National Security Reform and Classification Policy

12.08.08 | 2 min read | Text by Steven Aftergood

“The security classification process … remains a major impediment to interagency information sharing,” a new report from the congressionally mandated supported Project on National Security Reform reaffirmed last week.

The 830-page report (pdf) proposes a significant restructuring of the U.S. government national security decision-making apparatus in order to increase integration and operational agility.  The report addresses a range of organizational pathologies that afflict the national security system, and mines the literature on organizational behavior for new approaches to national security policy development and implementation.  It grapples with serious issues, and flickers intermittently with insight and fresh thinking.

Unfortunately, although the report devotes sustained attention to classification policy, its analysis of that subject and its resulting recommendations are rather shallow.

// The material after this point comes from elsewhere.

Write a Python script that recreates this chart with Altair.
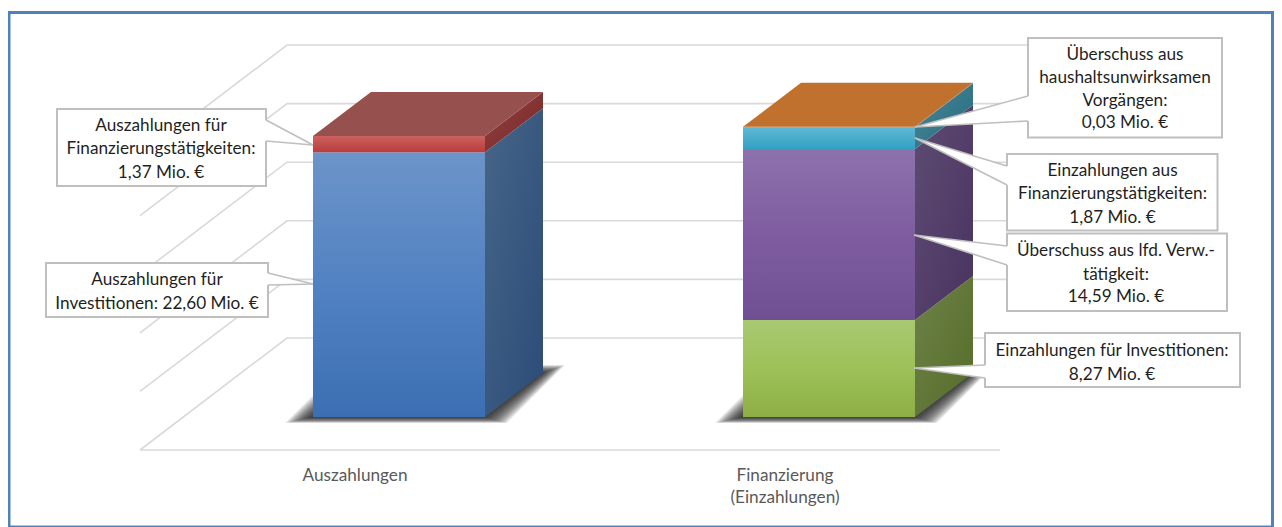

“Sharing information across organizational boundaries is difficult… [because] agency cultures discourage information sharing,” the report states.  But this is a restatement of the problem, not an explanation of it.

“Compartmentalized and obfuscatory classification procedures must be revised,” the authors recommend.  They vaguely advocate a “common [government-wide] approach for information classification [that] will increase transparency, improve accessibility, and reinforce the overall notion that personnel in the national security system are stewards of the nation’s information, not owners thereof.”

At the same time, they acknowledge that the much “simpler” problem of establishing a government-wide approach to handling sensitive unclassified information required extensive coordination over a period of years “and its ultimate success is not yet evident.”

And so the real upshot of the report’s argument is that the classification system cannot be fixed at all, at least not in isolation or on its own existing terms.  Rather, the authors argue, the entire national security apparatus must be reconceived and reconstructed to permit extremely agile, ad hoc teams of expert problem solvers drawn from all relevant agencies to temporarily collaborate on a particular issue and then to dissolve.

“Below the president, the national security system must be broken down into structures that easily attach, detach, and reattach with others to solve problems efficiently while remaining accountable to higher authorities who have the responsibility to monitor their performance.”

When that idyllic state has been achieved, then classification barriers will also have ceased to be a problem.

See “Forging a New Shield,” Project on National Security Reform, November 2008.